ITHACA, N.Y. — Given the increasing danger of the Azerbaijani government’s aggressive actions toward Karabakh and Armenia, and the penchant for falsifying history at the highest state levels of the Republics of Turkey and Azerbaijan, concerns have been raised in many quarters about the fate of Armenian cultural monuments that fall into Azerbaijani-held territory.
The threat of “cultural genocide,” in the Caucasus or as it is less-controversially termed, cultural destruction and cultural erasure, is the purview of the Caucasus Heritage Watch, a research initiative led by archaeologists at Cornell and Purdue universities.
Caucasus Heritage Watch (CHW) issued a new report on September 12, detailing the wholesale destruction of Armenian heritage monuments in the Nakhchivan (more commonly known as Nakhichevan/Nakhijevan in Armenian) region of Azerbaijan during the past 25 years.
The results of the report are no surprise to anyone knowledgeable of the Azeri-Armenian conflict, but had yet to be thoroughly documented in a scientific and clear way.
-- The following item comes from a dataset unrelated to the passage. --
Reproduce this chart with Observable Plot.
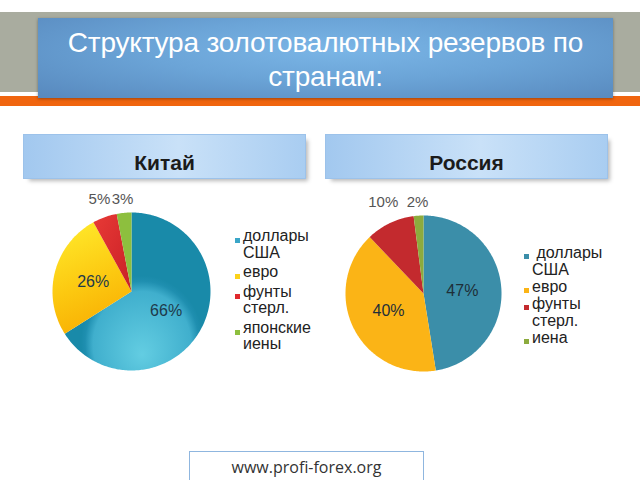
<!DOCTYPE html>
<html>
<head>
<meta charset="utf-8">
<script src="https://cdn.jsdelivr.net/npm/d3@7"></script>
<script src="https://cdn.jsdelivr.net/npm/@observablehq/plot@0.6"></script>
<style>
  html, body { margin: 0; padding: 0; background: #fff; }
  #page { position: relative; width: 640px; height: 480px; overflow: hidden; font-family: "Liberation Sans", Arial, sans-serif; }
  .abs { position: absolute; }
  #band { left: 0; top: 12px; width: 640px; height: 80px; background: #a9ac9f; }
  #orange { left: 0; top: 96px; width: 640px; height: 10px; background: #f0650f; }
  #titlebox { left: 38px; top: 18px; width: 575px; height: 80px;
    background: radial-gradient(ellipse at 52% 40%, #7ab5e6 0%, #6ba4d7 45%, #5788bd 100%);
    box-shadow: 0 1px 3px rgba(0,0,0,0.35);
    color: #fff; font-size: 28px; line-height: 34px; text-align: center; padding-top: 8px; box-sizing: border-box; letter-spacing: -0.2px; }
  .sub { top: 134px; width: 283px; height: 45px; box-sizing: border-box;
    border: 1px solid #9cc2ea;
    background: linear-gradient(90deg, #a2c8ef 0%, #c9e1f8 55%, #a9cdf1 100%);
    box-shadow: 4px 4px 4px -2px rgba(0,0,0,0.28);
    font-weight: bold; font-size: 21px; color: #1b1b1b; text-align: center; line-height: 56px; }
  .legend { font-size: 16px; color: #222; line-height: 16.5px; }
  .legend .item { position: relative; padding-left: 8px; }
  .legend .sw { position: absolute; left: 0; width: 5px; height: 5px; }
  #footer { left: 189px; top: 451px; width: 235px; height: 29px; box-sizing: border-box;
    border: 1.5px solid #8fb6df; border-bottom: none; text-align: center; font-family: "Open Sans", sans-serif;
    font-size: 16px; color: #333; line-height: 30px; }
  .pie svg { overflow: visible; }
</style>
</head>
<body>
<div id="page">
  <div id="band" class="abs"></div>
  <div id="orange" class="abs"></div>
  <div id="titlebox" class="abs">Структура золотовалютных резервов по<br>странам:</div>
  <div class="abs sub" style="left:23px">Китай</div>
  <div class="abs sub" style="left:325px">Россия</div>
  <div id="pieChina" class="abs pie" style="left:31px; top:191px"></div>
  <div id="pieRussia" class="abs pie" style="left:323px; top:193px"></div>
  <div id="legChina" class="abs legend" style="left:235px; top:228px; width:80px"></div>
  <div id="legRussia" class="abs legend" style="left:524px; top:244px; width:80px; line-height:17px"></div>
  <div id="footer" class="abs">www.profi-forex.org</div>
</div>
<script>
// ---- data ----
const chinaTitle = "Китай";
const russiaTitle = "Россия";
const chinaCategories = ["доллары США", "евро", "фунты стерл.", "японские иены"];
const chinaValues = [66, 26, 5, 3];
const chinaLabels = ["66%", "26%", "5%", "3%"];
const russiaCategories = ["доллары США", "евро", "фунты стерл.", "иена"];
const russiaValues = [47, 40, 10, 2];
const russiaLabels = ["47%", "40%", "10%", "2%"];

// ---- styles ----
const chinaFills = ["url(#cnBlue)", "url(#cnYellow)", "url(#cnRed)", "#8dbf3e"];
const chinaSwatch = ["#3aa6c8", "#fcd21a", "#e0292d", "#8dbf3e"];
const russiaFills = ["#3b8ea9", "#fbb416", "#c32a2e", "#8cab3d"];

function wedges(cats, vals) {
  const total = d3.sum(vals);
  let acc = 0;
  const pts = [], labels = [];
  cats.forEach((c, i) => {
    const a0 = acc / total * 2 * Math.PI;
    acc += vals[i];
    const a1 = acc / total * 2 * Math.PI;
    pts.push({k: c, x: 0, y: 0});
    const n = Math.max(2, Math.ceil((a1 - a0) / (Math.PI / 180)));
    for (let j = 0; j <= n; j++) {
      const a = a0 + (a1 - a0) * j / n;
      pts.push({k: c, x: Math.sin(a), y: Math.cos(a)});
    }
    pts.push({k: c, x: 0, y: 0});
    const m = (a0 + a1) / 2;
    const inside = vals[i] / total >= 0.15;
    labels.push({i, k: c, inside,
      x: inside ? 0.5 * Math.sin(m) : 1.2 * Math.sin(m),
      y: inside ? 0.5 * Math.cos(m) : 1.17});
  });
  return {pts, labels};
}

function pie(cats, vals, labs, fills, innerColor, size, r) {
  const {pts, labels} = wedges(cats, vals);
  const R = size / 2 / r;
  const chart = Plot.plot({
    width: size, height: size, margin: 0,
    x: {domain: [-R, R], axis: null},
    y: {domain: [-R, R], axis: null},
    color: {domain: cats, range: fills},
    style: {overflow: "visible", background: "transparent"},
    marks: [
      Plot.line(pts, {x: "x", y: "y", z: "k", fill: "k", stroke: "none", curve: "linear"}),
      Plot.text(labels.filter(d => d.inside), {x: "x", y: "y", text: d => labs[d.i], fill: innerColor, fontSize: 16, fontFamily: "Liberation Sans, Arial, sans-serif"}),
      Plot.text(labels.filter(d => !d.inside), {x: "x", y: "y", text: d => labs[d.i], fill: "#555", fontSize: 15, fontFamily: "Liberation Sans, Arial, sans-serif"})
    ]
  });
  return chart;
}

const cn = pie(chinaCategories, chinaValues, chinaLabels, chinaFills, "#1e3a4a", 200, 79);
const defs = d3.select(cn).insert("defs", ":first-child");
const rg = defs.append("radialGradient").attr("id", "cnBlue").attr("cx", 0.53).attr("cy", 0.82).attr("r", 0.42).attr("fx", 0.53).attr("fy", 0.9);
rg.append("stop").attr("offset", 0).attr("stop-color", "#63cde2");
rg.append("stop").attr("offset", 0.8).attr("stop-color", "#40afcd");
rg.append("stop").attr("offset", 0.93).attr("stop-color", "#1f8fb0");
rg.append("stop").attr("offset", 1).attr("stop-color", "#198aa9");
const yg = defs.append("linearGradient").attr("id", "cnYellow").attr("x1", 0.3).attr("y1", 0).attr("x2", 0.6).attr("y2", 1);
yg.append("stop").attr("offset", 0).attr("stop-color", "#ffe82a");
yg.append("stop").attr("offset", 0.55).attr("stop-color", "#fcc810");
yg.append("stop").attr("offset", 1).attr("stop-color", "#f8ad02");
const rdg = defs.append("linearGradient").attr("id", "cnRed").attr("x1", 0).attr("y1", 0).attr("x2", 1).attr("y2", 1);
rdg.append("stop").attr("offset", 0).attr("stop-color", "#e83a36");
rdg.append("stop").attr("offset", 1).attr("stop-color", "#c81f26");
document.getElementById("pieChina").appendChild(cn);

const ru = pie(russiaCategories, russiaValues, russiaLabels, russiaFills, "#1e2e38", 200, 78);
document.getElementById("pieRussia").appendChild(ru);

function legend(id, cats, colors, leadSpace) {
  const el = document.getElementById(id);
  cats.forEach((c, i) => {
    const it = document.createElement("div");
    it.className = "item";
    it.style.marginBottom = id === "legChina" ? "3px" : "0px";
    const sw = document.createElement("span");
    sw.className = "sw";
    sw.style.background = colors[i];
    sw.style.top = "10px";
    it.appendChild(sw);
    const t = document.createElement("span");
    t.textContent = (leadSpace && i === 0 ? "\u00a0" : "") + c;
    it.appendChild(t);
    el.appendChild(it);
  });
}
legend("legChina", chinaCategories, chinaSwatch, false);
legend("legRussia", russiaCategories, russiaFills, true);
</script>
</body>
</html>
Simultaneously, other developments in the region over the past year, and the Azerbaijani assault on Armenia on the very same day that the report was released, gave the Mirror-Spectator good reason to check in with archaeologist Dr. Adam Smith of Cornell, one of the primary members of the CHW team, who graciously answered our questions on the organization’s recent work.